So I was messing with the perpetual bird's nest that is my hair the other day when I saw something that caused me some alarm - a lone white hair, about four inches long and standing defiantly straight up in the air.
Which in my vanity made my stomach do a somersault because not only did this mean I may start popping out white hairs willy nilly now, but they are going to be crazy Albert Einstein white hairs, not shimmery smooth silver fox-type locks. So that white sucker was immediately exorcised from my head and for the following few days, I vigilantly had been combing through my hair looking for other wiry-white vagrants.
Suffice it to say, I'm in dire fear of getting older. I am pretty sure my chances of aging gracefully are next to nil, as I'm convinced wrinkles and age spots will decide to join forces with my current freckles and my already-coarse dark hair is going to be overgrown by wiry crazy white locks.

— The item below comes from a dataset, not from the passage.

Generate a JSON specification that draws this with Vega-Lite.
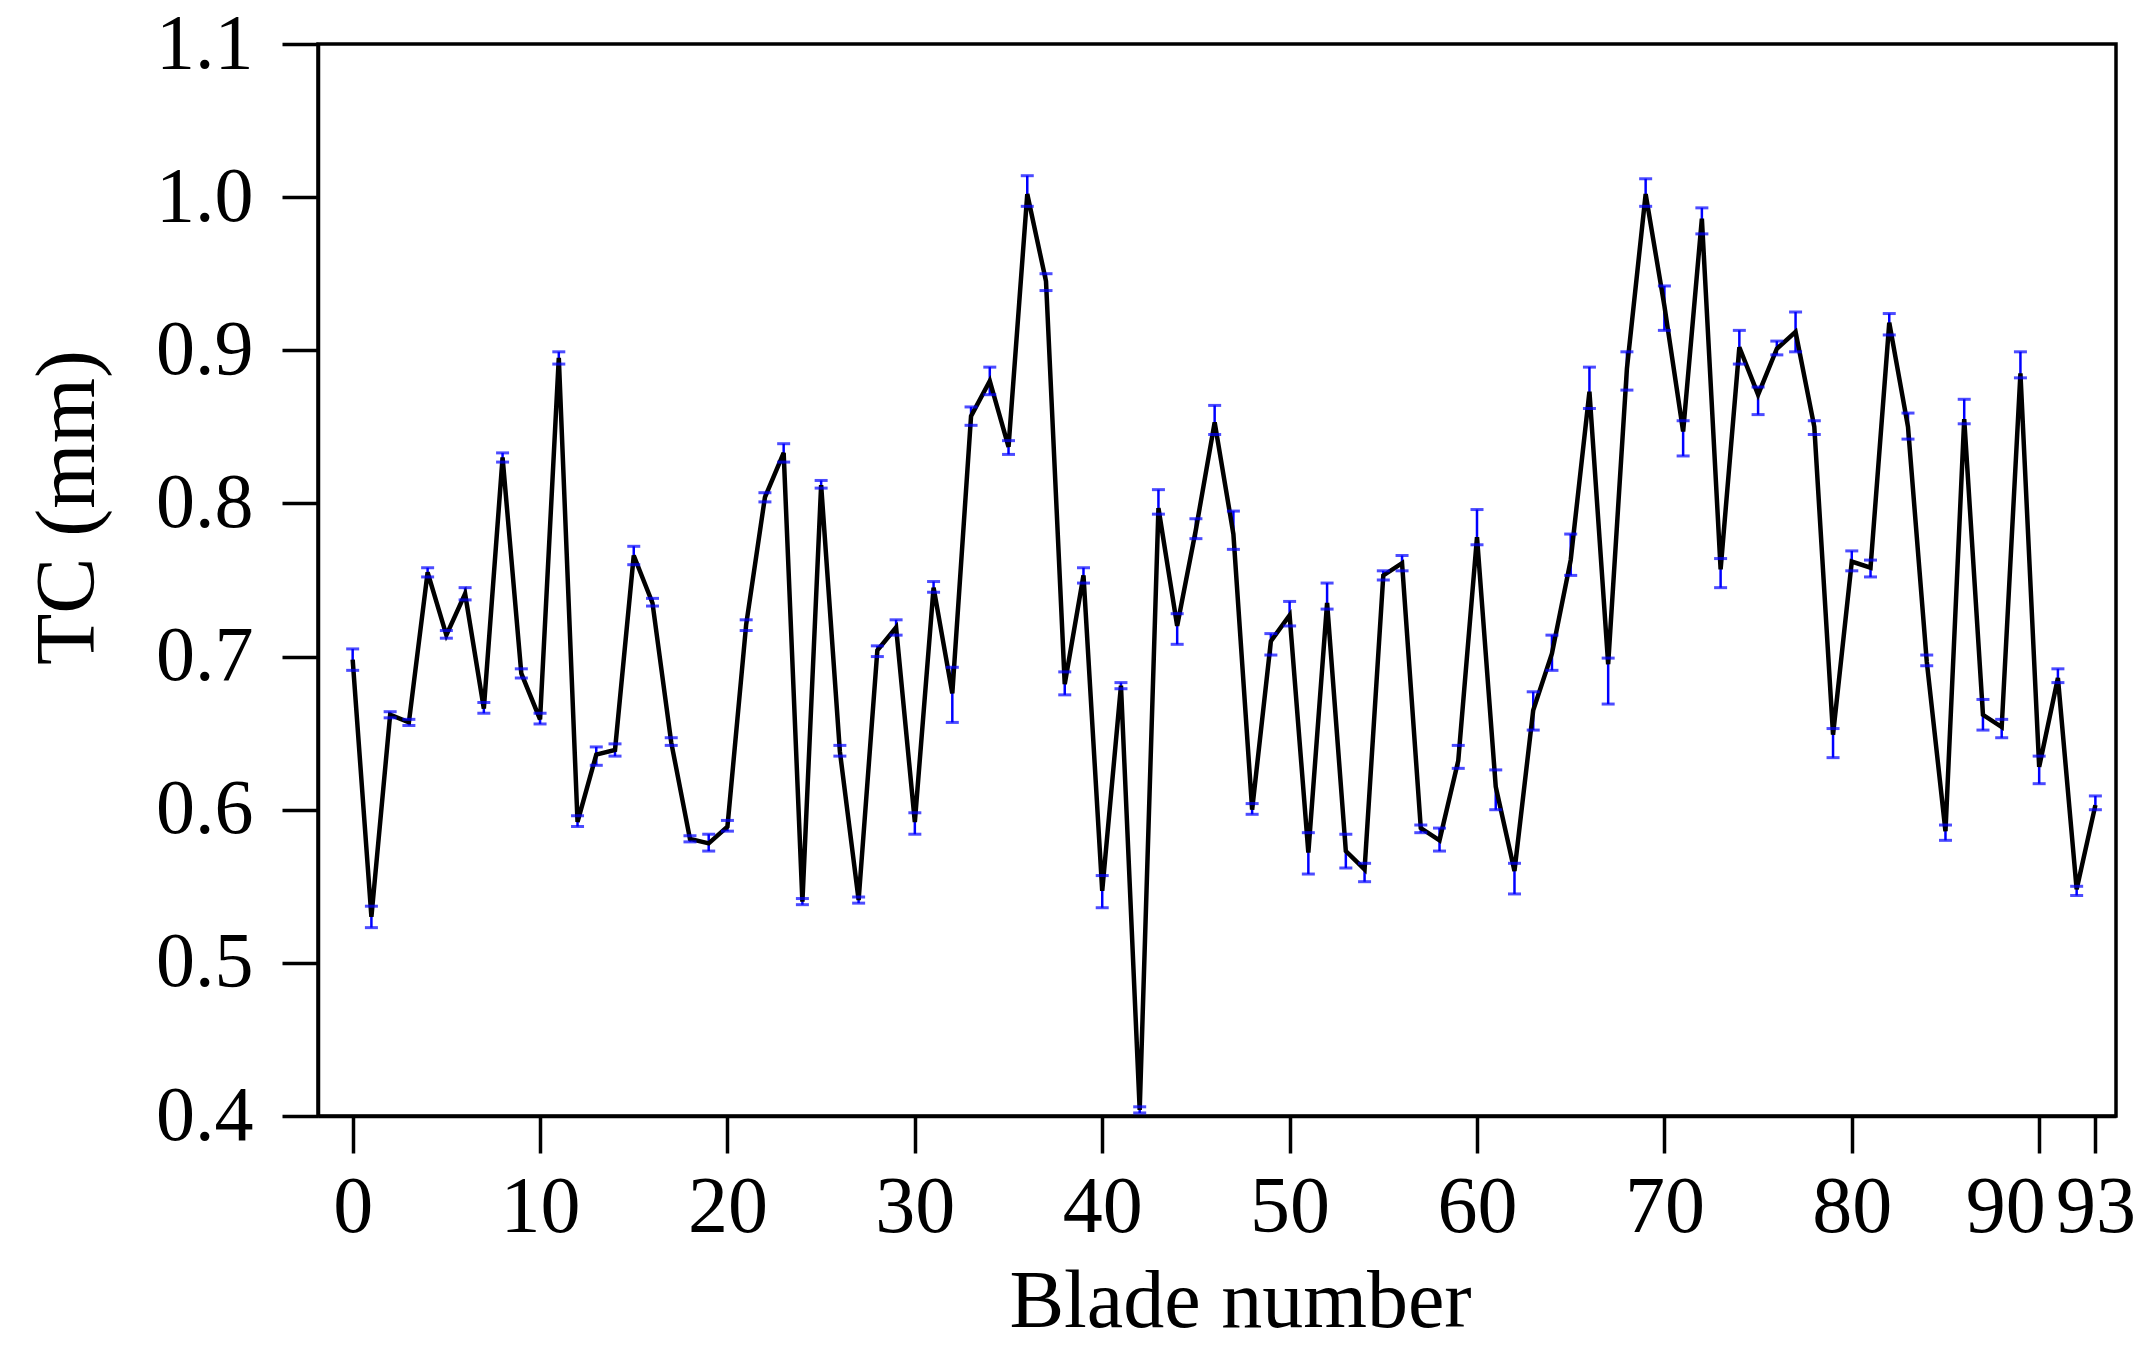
{
  "$schema": "https://vega.github.io/schema/vega-lite/v6.json",
  "width": 1798,
  "height": 1072,
  "autosize": {"type": "none"},
  "padding": {"left": 318, "top": 44, "right": 35, "bottom": 232},
  "background": "white",
  "config": {
    "font": "Liberation Serif",
    "view": {"stroke": "black", "strokeWidth": 3.5},
    "axis": {
      "domainColor": "black", "domainWidth": 3.5,
      "tickColor": "black", "tickWidth": 3.5,
      "labelColor": "black", "titleColor": "black",
      "labelFont": "Liberation Serif", "titleFont": "Liberation Serif",
      "labelFontWeight": "normal", "titleFontWeight": "normal",
      "grid": false
    }
  },
  "data": {"values": [
    {"b":0,"tc":0.698,"lo":0.691,"hi":0.705},
    {"b":1,"tc":0.530,"lo":0.523,"hi":0.537},
    {"b":2,"tc":0.662,"lo":0.660,"hi":0.664},
    {"b":3,"tc":0.657,"lo":0.655,"hi":0.659},
    {"b":4,"tc":0.755,"lo":0.752,"hi":0.758},
    {"b":5,"tc":0.714,"lo":0.712,"hi":0.717},
    {"b":6,"tc":0.741,"lo":0.737,"hi":0.745},
    {"b":7,"tc":0.666,"lo":0.663,"hi":0.670},
    {"b":8,"tc":0.830,"lo":0.827,"hi":0.833},
    {"b":9,"tc":0.689,"lo":0.686,"hi":0.692},
    {"b":10,"tc":0.659,"lo":0.656,"hi":0.663},
    {"b":11,"tc":0.895,"lo":0.891,"hi":0.899},
    {"b":12,"tc":0.592,"lo":0.589,"hi":0.596},
    {"b":13,"tc":0.636,"lo":0.629,"hi":0.641},
    {"b":14,"tc":0.639,"lo":0.635,"hi":0.643},
    {"b":15,"tc":0.766,"lo":0.760,"hi":0.772},
    {"b":16,"tc":0.735,"lo":0.733,"hi":0.738},
    {"b":17,"tc":0.644,"lo":0.642,"hi":0.647},
    {"b":18,"tc":0.581,"lo":0.579,"hi":0.583},
    {"b":19,"tc":0.578,"lo":0.573,"hi":0.584},
    {"b":20,"tc":0.589,"lo":0.586,"hi":0.593},
    {"b":21,"tc":0.721,"lo":0.717,"hi":0.724},
    {"b":22,"tc":0.804,"lo":0.801,"hi":0.807},
    {"b":23,"tc":0.833,"lo":0.827,"hi":0.839},
    {"b":24,"tc":0.540,"lo":0.538,"hi":0.542},
    {"b":25,"tc":0.812,"lo":0.810,"hi":0.815},
    {"b":26,"tc":0.638,"lo":0.635,"hi":0.642},
    {"b":27,"tc":0.541,"lo":0.539,"hi":0.543},
    {"b":28,"tc":0.704,"lo":0.700,"hi":0.707},
    {"b":29,"tc":0.719,"lo":0.714,"hi":0.724},
    {"b":30,"tc":0.592,"lo":0.584,"hi":0.598},
    {"b":31,"tc":0.745,"lo":0.742,"hi":0.749},
    {"b":32,"tc":0.676,"lo":0.657,"hi":0.693},
    {"b":33,"tc":0.857,"lo":0.851,"hi":0.863},
    {"b":34,"tc":0.880,"lo":0.871,"hi":0.889},
    {"b":35,"tc":0.837,"lo":0.832,"hi":0.841},
    {"b":36,"tc":1.002,"lo":0.994,"hi":1.014},
    {"b":37,"tc":0.945,"lo":0.939,"hi":0.950},
    {"b":38,"tc":0.682,"lo":0.675,"hi":0.690},
    {"b":39,"tc":0.753,"lo":0.748,"hi":0.758},
    {"b":40,"tc":0.547,"lo":0.536,"hi":0.557},
    {"b":41,"tc":0.681,"lo":0.679,"hi":0.683},
    {"b":42,"tc":0.404,"lo":0.402,"hi":0.406},
    {"b":43,"tc":0.797,"lo":0.793,"hi":0.809},
    {"b":44,"tc":0.720,"lo":0.708,"hi":0.728},
    {"b":45,"tc":0.783,"lo":0.777,"hi":0.790},
    {"b":46,"tc":0.853,"lo":0.845,"hi":0.864},
    {"b":47,"tc":0.780,"lo":0.770,"hi":0.795},
    {"b":48,"tc":0.600,"lo":0.597,"hi":0.604},
    {"b":49,"tc":0.710,"lo":0.701,"hi":0.715},
    {"b":50,"tc":0.727,"lo":0.720,"hi":0.736},
    {"b":51,"tc":0.572,"lo":0.558,"hi":0.585},
    {"b":52,"tc":0.735,"lo":0.731,"hi":0.748},
    {"b":53,"tc":0.573,"lo":0.562,"hi":0.584},
    {"b":54,"tc":0.561,"lo":0.553,"hi":0.565},
    {"b":55,"tc":0.753,"lo":0.750,"hi":0.756},
    {"b":56,"tc":0.761,"lo":0.756,"hi":0.766},
    {"b":57,"tc":0.588,"lo":0.585,"hi":0.590},
    {"b":58,"tc":0.580,"lo":0.573,"hi":0.588},
    {"b":59,"tc":0.632,"lo":0.627,"hi":0.642},
    {"b":60,"tc":0.778,"lo":0.773,"hi":0.796},
    {"b":61,"tc":0.615,"lo":0.600,"hi":0.626},
    {"b":62,"tc":0.560,"lo":0.545,"hi":0.565},
    {"b":63,"tc":0.665,"lo":0.652,"hi":0.677},
    {"b":64,"tc":0.702,"lo":0.691,"hi":0.714},
    {"b":65,"tc":0.763,"lo":0.753,"hi":0.780},
    {"b":66,"tc":0.873,"lo":0.862,"hi":0.889},
    {"b":67,"tc":0.695,"lo":0.669,"hi":0.699},
    {"b":68,"tc":0.888,"lo":0.874,"hi":0.899},
    {"b":69,"tc":1.002,"lo":0.994,"hi":1.012},
    {"b":70,"tc":0.929,"lo":0.913,"hi":0.942},
    {"b":71,"tc":0.847,"lo":0.831,"hi":0.854},
    {"b":72,"tc":0.986,"lo":0.976,"hi":0.993},
    {"b":73,"tc":0.757,"lo":0.745,"hi":0.764},
    {"b":74,"tc":0.902,"lo":0.891,"hi":0.913},
    {"b":75,"tc":0.871,"lo":0.858,"hi":0.876},
    {"b":76,"tc":0.901,"lo":0.897,"hi":0.906},
    {"b":77,"tc":0.912,"lo":0.899,"hi":0.925},
    {"b":78,"tc":0.850,"lo":0.845,"hi":0.854},
    {"b":79,"tc":0.649,"lo":0.634,"hi":0.653},
    {"b":80,"tc":0.762,"lo":0.756,"hi":0.769},
    {"b":81,"tc":0.758,"lo":0.752,"hi":0.763},
    {"b":82,"tc":0.918,"lo":0.910,"hi":0.924},
    {"b":83,"tc":0.850,"lo":0.842,"hi":0.859},
    {"b":84,"tc":0.697,"lo":0.694,"hi":0.701},
    {"b":85,"tc":0.586,"lo":0.580,"hi":0.590},
    {"b":86,"tc":0.855,"lo":0.852,"hi":0.868},
    {"b":87,"tc":0.662,"lo":0.652,"hi":0.672},
    {"b":88,"tc":0.654,"lo":0.647,"hi":0.659},
    {"b":89,"tc":0.885,"lo":0.882,"hi":0.899},
    {"b":90,"tc":0.628,"lo":0.617,"hi":0.635},
    {"b":91,"tc":0.686,"lo":0.683,"hi":0.692},
    {"b":92,"tc":0.548,"lo":0.544,"hi":0.550},
    {"b":93,"tc":0.603,"lo":0.600,"hi":0.609}
  ]},
  "encoding": {
    "x": {
      "field": "b", "type": "quantitative",
      "scale": {"domain": [-1.85, 94.1], "nice": false, "zero": false},
      "axis": {
        "values": [0, 10, 20, 30, 40, 50, 60, 70, 80, 90, 93],
        "format": "d",
        "title": "Blade number",
        "titleFontSize": 82,
        "titleX": 922, "titleY": 210,
        "titleAnchor": "middle", "titleAlign": "center", "titleBaseline": "alphabetic",
        "labelFontSize": 80,
        "tickSize": 37,
        "labelPadding": 15,
        "labelOverlap": false,
        "labelFlush": false,
        "labelBound": false,
        "labelOffset": {"condition": {"test": "datum.value == 90", "value": -34}, "value": 0}
      }
    }
  },
  "layer": [
    {
      "mark": {"type": "rule", "color": "#0000ff", "strokeWidth": 2.5},
      "encoding": {
        "y": {"field": "lo", "type": "quantitative"},
        "y2": {"field": "hi"}
      }
    },
    {
      "mark": {"type": "line", "color": "black", "strokeWidth": 4.5},
      "encoding": {
        "y": {
          "field": "tc", "type": "quantitative",
          "scale": {"domain": [0.4, 1.1], "nice": false, "zero": false},
          "axis": {
            "values": [0.4, 0.5, 0.6, 0.7, 0.8, 0.9, 1.0, 1.1],
            "format": ".1f",
            "title": "TC (mm)",
            "titleFontSize": 84,
            "titleAngle": -90,
            "titleX": -250, "titleY": 463,
            "titleAlign": "center", "titleBaseline": "middle",
            "labelFontSize": 78,
            "tickSize": 36,
            "labelPadding": 29
          }
        }
      }
    },
    {
      "mark": {"type": "tick", "color": "#0000ff", "orient": "horizontal", "size": 13, "thickness": 3},
      "encoding": {"y": {"field": "hi", "type": "quantitative"}}
    },
    {
      "mark": {"type": "tick", "color": "#0000ff", "orient": "horizontal", "size": 13, "thickness": 3},
      "encoding": {"y": {"field": "lo", "type": "quantitative"}}
    }
  ]
}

I know it is vain of me to be worried about how I look when it comes to getting older - I know I should accept the inevitable and do what I can to maintain a strong functioning body over defeating crow's feet. It's not like I depend on my looks to make a living or think I'm some great beauty by any means. But a girl can't help what she feels sometimes and one of my big fears of getting older is looking old.
However, I don't want you thinking that I'm sitting here like the Evil Queen dreaming up ways to suck out the youthfulness from young virgins so I can maintain my looks. There are actually many things I enjoy about getting older - like knowing more things. Having life experiences. Always learning, observing. Being more accepting of who I am, vainglorious or not. And eventually, knowing I am cool and quirky regardless of what others think and how many white hairs may be on my head or wrinkles around my eyes.
What do you fear about getting older? What are you actually looking forward to about it? And what have you experienced so far with your increasing years that you actually found you don't mind?